■ GIVEN TASK
The listing below should be copied in full, word for word.

■ DATA BLOCK

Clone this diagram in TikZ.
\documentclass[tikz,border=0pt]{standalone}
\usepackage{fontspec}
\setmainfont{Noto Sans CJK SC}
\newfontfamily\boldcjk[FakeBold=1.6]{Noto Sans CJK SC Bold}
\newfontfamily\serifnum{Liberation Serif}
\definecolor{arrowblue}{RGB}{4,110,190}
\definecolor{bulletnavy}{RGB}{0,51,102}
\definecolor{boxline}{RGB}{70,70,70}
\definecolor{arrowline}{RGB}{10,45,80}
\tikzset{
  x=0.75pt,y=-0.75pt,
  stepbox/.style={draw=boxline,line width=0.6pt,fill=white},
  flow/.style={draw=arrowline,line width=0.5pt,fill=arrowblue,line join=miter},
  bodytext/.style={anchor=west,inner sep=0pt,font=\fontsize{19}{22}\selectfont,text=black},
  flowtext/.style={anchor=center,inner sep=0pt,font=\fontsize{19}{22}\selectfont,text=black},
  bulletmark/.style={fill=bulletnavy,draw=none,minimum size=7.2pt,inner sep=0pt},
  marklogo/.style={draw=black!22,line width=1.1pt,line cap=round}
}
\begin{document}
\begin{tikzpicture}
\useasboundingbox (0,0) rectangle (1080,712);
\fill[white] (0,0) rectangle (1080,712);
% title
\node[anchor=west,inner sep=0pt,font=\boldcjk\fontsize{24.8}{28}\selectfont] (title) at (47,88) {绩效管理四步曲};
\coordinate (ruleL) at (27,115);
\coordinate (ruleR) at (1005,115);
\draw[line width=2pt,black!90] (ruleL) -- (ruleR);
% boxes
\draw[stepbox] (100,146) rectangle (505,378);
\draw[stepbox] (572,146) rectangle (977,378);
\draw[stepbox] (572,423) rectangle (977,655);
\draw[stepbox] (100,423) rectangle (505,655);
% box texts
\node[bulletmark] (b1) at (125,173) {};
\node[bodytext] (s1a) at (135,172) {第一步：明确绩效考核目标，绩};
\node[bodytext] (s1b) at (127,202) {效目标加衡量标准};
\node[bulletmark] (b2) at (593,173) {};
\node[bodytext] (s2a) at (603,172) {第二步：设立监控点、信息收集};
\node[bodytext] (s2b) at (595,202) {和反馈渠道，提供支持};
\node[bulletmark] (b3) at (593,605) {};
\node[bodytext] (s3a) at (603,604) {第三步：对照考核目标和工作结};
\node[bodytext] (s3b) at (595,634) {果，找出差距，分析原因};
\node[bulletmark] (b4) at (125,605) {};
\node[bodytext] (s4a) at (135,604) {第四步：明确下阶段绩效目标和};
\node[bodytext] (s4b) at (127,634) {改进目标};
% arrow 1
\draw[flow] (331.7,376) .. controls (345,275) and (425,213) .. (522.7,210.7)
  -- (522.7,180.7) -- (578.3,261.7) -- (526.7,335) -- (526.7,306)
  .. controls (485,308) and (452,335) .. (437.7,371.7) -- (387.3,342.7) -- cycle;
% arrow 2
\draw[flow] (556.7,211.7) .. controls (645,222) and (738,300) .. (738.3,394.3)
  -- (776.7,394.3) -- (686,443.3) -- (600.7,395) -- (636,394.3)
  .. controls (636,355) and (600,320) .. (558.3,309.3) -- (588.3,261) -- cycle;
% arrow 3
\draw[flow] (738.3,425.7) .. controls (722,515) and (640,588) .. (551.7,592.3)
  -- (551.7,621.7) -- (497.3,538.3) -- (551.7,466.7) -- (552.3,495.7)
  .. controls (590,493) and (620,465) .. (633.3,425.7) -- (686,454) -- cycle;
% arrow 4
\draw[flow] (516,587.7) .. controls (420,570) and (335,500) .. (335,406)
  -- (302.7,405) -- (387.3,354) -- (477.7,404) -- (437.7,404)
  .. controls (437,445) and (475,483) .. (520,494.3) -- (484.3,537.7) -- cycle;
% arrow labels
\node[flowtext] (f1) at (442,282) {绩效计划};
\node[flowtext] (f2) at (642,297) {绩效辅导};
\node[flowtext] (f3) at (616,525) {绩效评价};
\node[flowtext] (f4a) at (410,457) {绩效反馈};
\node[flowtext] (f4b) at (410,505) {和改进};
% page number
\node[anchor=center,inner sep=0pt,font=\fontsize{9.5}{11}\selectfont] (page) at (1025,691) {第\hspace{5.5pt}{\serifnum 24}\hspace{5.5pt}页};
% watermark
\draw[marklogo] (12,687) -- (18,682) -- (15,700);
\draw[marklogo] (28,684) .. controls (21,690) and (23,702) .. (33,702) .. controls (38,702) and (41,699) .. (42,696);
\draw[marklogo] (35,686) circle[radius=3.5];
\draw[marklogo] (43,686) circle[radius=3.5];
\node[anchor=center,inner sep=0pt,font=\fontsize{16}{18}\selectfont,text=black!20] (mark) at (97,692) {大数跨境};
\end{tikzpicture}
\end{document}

■ TASK OUTPUT
Clone this diagram in TikZ.
\documentclass[tikz,border=0pt]{standalone}
\usepackage{fontspec}
\setmainfont{Noto Sans CJK SC}
\newfontfamily\boldcjk[FakeBold=1.6]{Noto Sans CJK SC Bold}
\newfontfamily\serifnum{Liberation Serif}
\definecolor{arrowblue}{RGB}{4,110,190}
\definecolor{bulletnavy}{RGB}{0,51,102}
\definecolor{boxline}{RGB}{70,70,70}
\definecolor{arrowline}{RGB}{10,45,80}
\tikzset{
  x=0.75pt,y=-0.75pt,
  stepbox/.style={draw=boxline,line width=0.6pt,fill=white},
  flow/.style={draw=arrowline,line width=0.5pt,fill=arrowblue,line join=miter},
  bodytext/.style={anchor=west,inner sep=0pt,font=\fontsize{19}{22}\selectfont,text=black},
  flowtext/.style={anchor=center,inner sep=0pt,font=\fontsize{19}{22}\selectfont,text=black},
  bulletmark/.style={fill=bulletnavy,draw=none,minimum size=7.2pt,inner sep=0pt},
  marklogo/.style={draw=black!22,line width=1.1pt,line cap=round}
}
\begin{document}
\begin{tikzpicture}
\useasboundingbox (0,0) rectangle (1080,712);
\fill[white] (0,0) rectangle (1080,712);
% title
\node[anchor=west,inner sep=0pt,font=\boldcjk\fontsize{24.8}{28}\selectfont] (title) at (47,88) {绩效管理四步曲};
\coordinate (ruleL) at (27,115);
\coordinate (ruleR) at (1005,115);
\draw[line width=2pt,black!90] (ruleL) -- (ruleR);
% boxes
\draw[stepbox] (100,146) rectangle (505,378);
\draw[stepbox] (572,146) rectangle (977,378);
\draw[stepbox] (572,423) rectangle (977,655);
\draw[stepbox] (100,423) rectangle (505,655);
% box texts
\node[bulletmark] (b1) at (125,173) {};
\node[bodytext] (s1a) at (135,172) {第一步：明确绩效考核目标，绩};
\node[bodytext] (s1b) at (127,202) {效目标加衡量标准};
\node[bulletmark] (b2) at (593,173) {};
\node[bodytext] (s2a) at (603,172) {第二步：设立监控点、信息收集};
\node[bodytext] (s2b) at (595,202) {和反馈渠道，提供支持};
\node[bulletmark] (b3) at (593,605) {};
\node[bodytext] (s3a) at (603,604) {第三步：对照考核目标和工作结};
\node[bodytext] (s3b) at (595,634) {果，找出差距，分析原因};
\node[bulletmark] (b4) at (125,605) {};
\node[bodytext] (s4a) at (135,604) {第四步：明确下阶段绩效目标和};
\node[bodytext] (s4b) at (127,634) {改进目标};
% arrow 1
\draw[flow] (331.7,376) .. controls (345,275) and (425,213) .. (522.7,210.7)
  -- (522.7,180.7) -- (578.3,261.7) -- (526.7,335) -- (526.7,306)
  .. controls (485,308) and (452,335) .. (437.7,371.7) -- (387.3,342.7) -- cycle;
% arrow 2
\draw[flow] (556.7,211.7) .. controls (645,222) and (738,300) .. (738.3,394.3)
  -- (776.7,394.3) -- (686,443.3) -- (600.7,395) -- (636,394.3)
  .. controls (636,355) and (600,320) .. (558.3,309.3) -- (588.3,261) -- cycle;
% arrow 3
\draw[flow] (738.3,425.7) .. controls (722,515) and (640,588) .. (551.7,592.3)
  -- (551.7,621.7) -- (497.3,538.3) -- (551.7,466.7) -- (552.3,495.7)
  .. controls (590,493) and (620,465) .. (633.3,425.7) -- (686,454) -- cycle;
% arrow 4
\draw[flow] (516,587.7) .. controls (420,570) and (335,500) .. (335,406)
  -- (302.7,405) -- (387.3,354) -- (477.7,404) -- (437.7,404)
  .. controls (437,445) and (475,483) .. (520,494.3) -- (484.3,537.7) -- cycle;
% arrow labels
\node[flowtext] (f1) at (442,282) {绩效计划};
\node[flowtext] (f2) at (642,297) {绩效辅导};
\node[flowtext] (f3) at (616,525) {绩效评价};
\node[flowtext] (f4a) at (410,457) {绩效反馈};
\node[flowtext] (f4b) at (410,505) {和改进};
% page number
\node[anchor=center,inner sep=0pt,font=\fontsize{9.5}{11}\selectfont] (page) at (1025,691) {第\hspace{5.5pt}{\serifnum 24}\hspace{5.5pt}页};
% watermark
\draw[marklogo] (12,687) -- (18,682) -- (15,700);
\draw[marklogo] (28,684) .. controls (21,690) and (23,702) .. (33,702) .. controls (38,702) and (41,699) .. (42,696);
\draw[marklogo] (35,686) circle[radius=3.5];
\draw[marklogo] (43,686) circle[radius=3.5];
\node[anchor=center,inner sep=0pt,font=\fontsize{16}{18}\selectfont,text=black!20] (mark) at (97,692) {大数跨境};
\end{tikzpicture}
\end{document}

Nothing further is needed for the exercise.